Let's say Company Z has a mailing list with all 200 engineers on it. Folks
such as the CTO and senior leadership use it to announce important events, to
send out recordings of meetings. Let's also say that the company has their
alerting infrastructure set up so that whenever any service had an exception
(server or browser), it emails the stacktrace to this same list.

How does this affect people? There is a wide range:

* Group A: Is naturally unbothered by it. Their inbox is always full but it is no big deal.

* Group B: Finds it to be a minor annoyance.

* Group C: Is seriously frustrated by it, but they just filter all the emails to a folder and accept that they'll miss a bunch.

* Group D: Finds it actively difficult to not pay attention to this, especially because they've heard too many stories about Alert Fatigue. They feel bad about just ignoring all alerts, including the ones for services they maintain.

Group C is going to be less productive and less tapped-in to whats going on.
So they will be less influential at the company. Groups A and B are going to
be more visibly productive and successful. they will gain seniority and
influence. Any member of Group D who does not teach themselves to ignore the
alert emails will be so unproductive that they will be fired. They certainly
won't have any influence, especially if they keep bringing up niche issues
like emails when there are more important things to deal with.

Therefore, from the perspective of Company Z's decision-makers (members of
groups A and B), there is not really any cost to continuing to send email this
way.

For more commentary on this:
[https://danluu.com/wat/](https://danluu.com/wat/)

------
georgyo
This seems really flawed.

Let's plug in numbers. This says that if a service costs 125$/month/employee
and I have 1000 employees ($125000/month) I will save ~5 million a year.
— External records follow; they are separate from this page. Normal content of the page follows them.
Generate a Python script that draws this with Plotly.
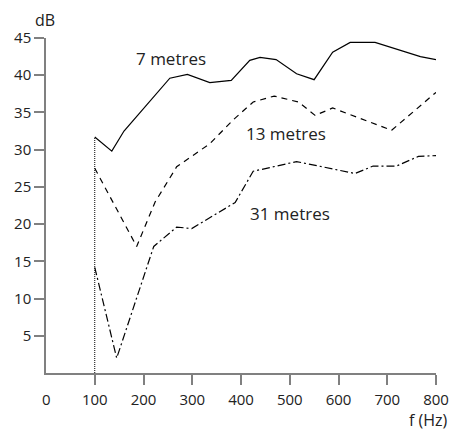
import plotly.graph_objects as go

# 7 metres (solid)
f7 = [100, 135, 160, 219, 254, 290, 336, 380, 418, 439, 472, 514, 550, 588, 624, 675, 768, 800]
db7 = [31.7, 29.8, 32.5, 36.9, 39.6, 40.1, 39.0, 39.3, 42.0, 42.4, 42.1, 40.2, 39.4, 43.1, 44.4, 44.4, 42.5, 42.1]

# 13 metres (dashed)
f13 = [100, 186, 224, 268, 336, 384, 425, 468, 518, 552, 588, 709, 800]
db13 = [27.5, 17.0, 23.0, 27.7, 30.8, 34.0, 36.4, 37.2, 36.4, 34.6, 35.6, 32.6, 37.7]

# 31 metres (dash-dot)
f31 = [100, 145, 221, 268, 299, 388, 425, 514, 634, 671, 719, 764, 800]
db31 = [14.2, 2.0, 17.0, 19.6, 19.4, 22.9, 27.1, 28.4, 26.8, 27.8, 27.8, 29.1, 29.2]

x_ticks = [100, 200, 300, 400, 500, 600, 700, 800]
y_ticks = [5, 10, 15, 20, 25, 30, 35, 40, 45]

labels = ["7 metres", "13 metres", "31 metres"]
label_x = [257, 492, 500]
label_y = [42.3, 32.2, 21.4]

FONT = "Open Sans"
AX = "#808080"
TXT = "#222222"

fig = go.Figure()
# dotted reference line at 100 Hz
fig.add_trace(go.Scatter(x=[f7[0], f7[0]], y=[0, db7[0]], mode="lines",
                         line=dict(color="black", width=1, dash="1px,1px"),
                         hoverinfo="skip", showlegend=False))
fig.add_trace(go.Scatter(x=f7, y=db7, mode="lines",
                         line=dict(color="black", width=1.2), showlegend=False))
fig.add_trace(go.Scatter(x=f13, y=db13, mode="lines",
                         line=dict(color="black", width=1.2, dash="6px,5px"), showlegend=False))
fig.add_trace(go.Scatter(x=f31, y=db31, mode="lines",
                         line=dict(color="black", width=1.2, dash="8px,3px,2px,3px"), showlegend=False))

for t, x, y in zip(labels, label_x, label_y):
    fig.add_annotation(x=x, y=y, text=t, showarrow=False,
                       font=dict(family=FONT, size=17, color=TXT))

fig.add_annotation(x=0, y=-0.078, xref="x", yref="paper", text="0", showarrow=False,
                   yanchor="middle",
                   font=dict(family=FONT, size=15, color=TXT))
fig.add_annotation(x=-0.003, y=1.054, xref="paper", yref="paper", text="dB", showarrow=False,
                   xanchor="center", yanchor="middle",
                   font=dict(family=FONT, size=16, color=TXT))
fig.add_annotation(x=1.036, y=-0.14, xref="paper", yref="paper", text="f (Hz)", showarrow=False,
                   xanchor="right", yanchor="middle",
                   font=dict(family=FONT, size=16, color=TXT))

# page body has an 8px margin; size figure so the plot area lands where the reference has it
fig.update_layout(
    width=451, height=430,
    margin=dict(l=38, r=23, t=30, b=65, autoexpand=False),
    plot_bgcolor="white", paper_bgcolor="white",
    font=dict(family=FONT, size=15, color=TXT),
)
fig.update_xaxes(range=[0, 800], tickvals=x_ticks, showline=True, linecolor=AX, linewidth=1.5,
                 ticks="outside", ticklen=10, tickcolor=AX, tickwidth=1.5,
                 showgrid=False, zeroline=False, ticklabelstandoff=2,
                 tickfont=dict(family=FONT, size=15, color=TXT))
fig.update_yaxes(range=[0, 45], tickvals=y_ticks, showline=True, linecolor=AX, linewidth=1.5,
                 ticks="outside", ticklen=10, tickcolor=AX, tickwidth=1.5,
                 showgrid=False, zeroline=False,
                 tickfont=dict(family=FONT, size=15, color=TXT))

fig.write_html("out.html")
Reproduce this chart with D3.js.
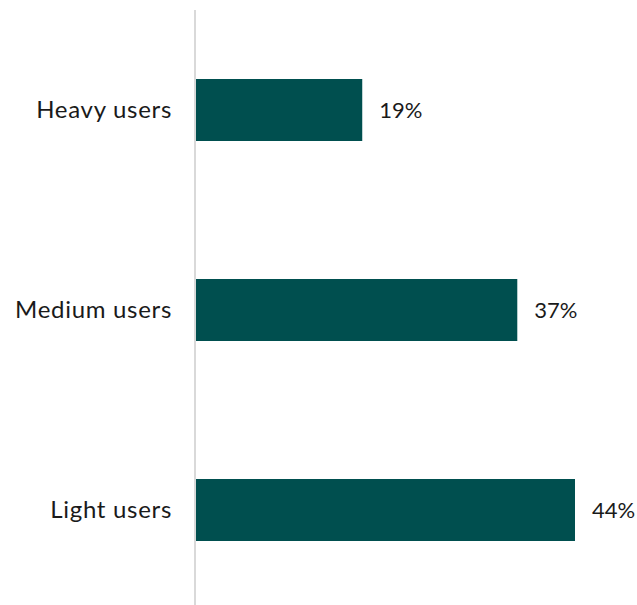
<!DOCTYPE html>
<html>
<head>
<meta charset="utf-8">
<script src="https://cdn.jsdelivr.net/npm/d3@7"></script>
<style>
  body { margin: 0; background: #fff; }
  text { font-family: "Lato", "Noto Sans", sans-serif; fill: #1a1a1a; }
</style>
</head>
<body>
<div id="chart"></div>
<script>
const categories = ["Heavy users", "Medium users", "Light users"];
const values = [19.3, 37.3, 44];   // bar lengths as measured
const valueLabels = ["19%", "37%", "44%"];

const width = 637, height = 605;
const axisX = 195;

const svg = d3.select("#chart").append("svg")
    .attr("width", width)
    .attr("height", height);

// Y scale
const y = d3.scaleBand()
    .domain(categories)
    .range([10, 610])
    .paddingInner(0.69)
    .paddingOuter(0.345);

// X scale
const x = d3.scaleLinear()
    .domain([0, 44])
    .range([axisX + 1, 575]);

// axis line
svg.append("line")
    .attr("x1", axisX).attr("x2", axisX)
    .attr("y1", 10).attr("y2", height)
    .attr("stroke", "#d9d9d9")
    .attr("stroke-width", 2);

const data = categories.map((c, i) => ({cat: c, value: values[i], label: valueLabels[i]}));

// Bars
svg.selectAll(".bar")
    .data(data)
    .enter().append("rect")
    .attr("class", "bar")
    .attr("x", x(0))
    .attr("y", d => y(d.cat))
    .attr("width", d => x(d.value) - x(0))
    .attr("height", y.bandwidth())
    .attr("fill", "#004f4f");

// category labels
svg.selectAll(".cat")
    .data(data)
    .enter().append("text")
    .attr("class", "cat")
    .attr("x", 172)
    .attr("y", d => y(d.cat) + y.bandwidth() / 2)
    .attr("dy", "0.35em")
    .attr("text-anchor", "end")
    .attr("font-size", "24px")
    .attr("letter-spacing", "0.7px")
    .text(d => d.cat);

// value labels
svg.selectAll(".val")
    .data(data)
    .enter().append("text")
    .attr("class", "val")
    .attr("x", d => x(d.value) + 17)
    .attr("y", d => y(d.cat) + y.bandwidth() / 2)
    .attr("dy", "0.35em")
    .attr("font-size", "22px")
    .text(d => d.label);
</script>
</body>
</html>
However a service costing 1.5 million at such a company has other costs.

Namely that a product that costs that much almost always needs an in house
support team. I have never seen the case where an expensive product also
didn't need 2-3 people in just to maintain and support it. But the employee
time savings is still worth it.

The next cost is much harder. In the tool we said this will save everyone 1
hour a day. However saving people time is not normally what a tool actually
does. PagerDuty for example doesn't save people any time, it just sends
alerts. Alerts that come from another tool that must be set up. At
40/person/month for 1000 people, that is 40,000 a month for zero "saved time."
The value of pagerduty for very different.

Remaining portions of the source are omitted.